Excessive vibration can damage:
- Bearings
- Mechanical seals
- Couplings
- Motor components
Reduced Pump Performance
Cavitation frequently causes:
- Lower flow rates
- Reduced discharge pressure
- Unstable operation
- Efficiency losses
The pump may struggle to achieve its designed operating point.
Increased Power Consumption
As hydraulic efficiency decreases, the pump may consume more energy while delivering less flow and pressure.
Physical Damage
Severe cavitation can cause:
- Pitting on impeller surfaces
- Erosion of pump casings
- Mechanical seal failures
- Premature bearing wear
The damage often appears as a rough, sponge-like surface on metal components.
Effects of Pump Cavitation
Ignoring cavitation can lead to significant operational problems.
Impeller Damage
Impellers are usually the first components affected.
Repeated bubble implosions gradually remove metal from the impeller surface, reducing hydraulic performance.
Mechanical Seal Failure
Excessive vibration caused by cavitation places additional stress on mechanical seals.
This can result in leakage and premature seal failure.
Bearing Damage
High vibration levels accelerate bearing wear and shorten bearing life.
Bearing replacement costs can become significant if cavitation persists.
Reduced Equipment Life
Continuous cavitation reduces the lifespan of:
- Pump casings
- Shafts
- Couplings
- Motors
- Piping systems
Increased Maintenance Costs
Frequent repairs and unplanned shutdowns can significantly increase maintenance expenses.
How to Prevent Pump Cavitation
Preventing cavitation is usually easier and less costly than repairing the damage it causes.
Increase Available NPSH
Improving suction conditions is often the most effective solution.
Methods include:
- Raising liquid levels
- Lowering pump elevation
- Increasing suction pipe diameter
- Reducing suction pipe length
Higher NPSHa reduces the risk of vapor formation.
Reduce Suction Line Restrictions
Regularly inspect and maintain:
- Strainers
- Filters
- Suction valves
- Suction piping
Removing restrictions helps maintain adequate inlet pressure.
Lower Fluid Temperature
Where possible, reducing liquid temperature can lower vapor pressure and improve suction conditions.
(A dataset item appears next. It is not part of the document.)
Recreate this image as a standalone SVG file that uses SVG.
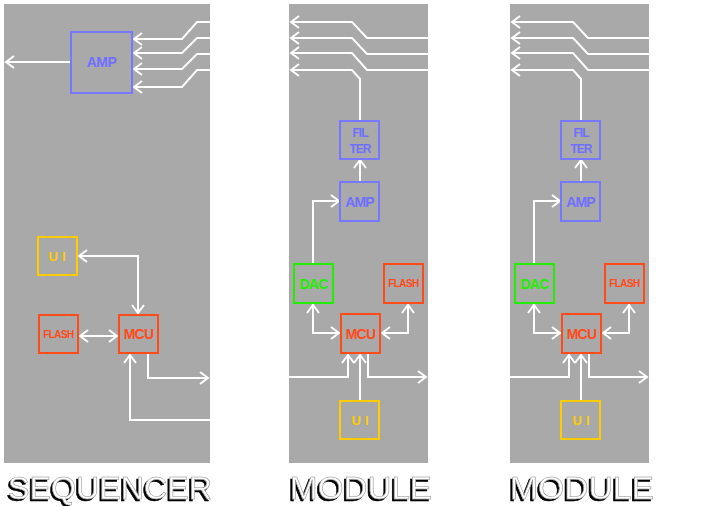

This is especially important in hot water and boiler applications.
Use Proper Suction Piping Design
Good piping practices include:
- Short suction pipe runs
- Minimal pipe bends
- Larger suction diameters
- Gradual pipe transitions
Proper design reduces friction losses and pressure drops.
Operate Within Pump Design Limits
Avoid operating pumps far outside their Best Efficiency Point (BEP).
Running too far left or right of the pump curve can increase the likelihood of cavitation.
Select the Correct Pump
In some cases, the existing pump may not be suitable for the application.
Factors to review include:
- NPSHr requirements
- Flow rate requirements
- System head requirements
- Fluid characteristics
Proper pump selection is critical for long-term reliability.
Conclusion
Pump cavitation is a serious condition that can reduce efficiency, increase energy consumption, and cause extensive equipment damage. Common causes include low NPSH, blocked suction lines, excessive fluid temperatures, and poor piping design.
By understanding the warning signs and implementing proper preventive measures, plant operators can minimise downtime, reduce maintenance costs, and extend pump service life.
Regular inspections, proper system design, and correct pump selection remain the most effective strategies for preventing pump cavitation and maintaining reliable operation.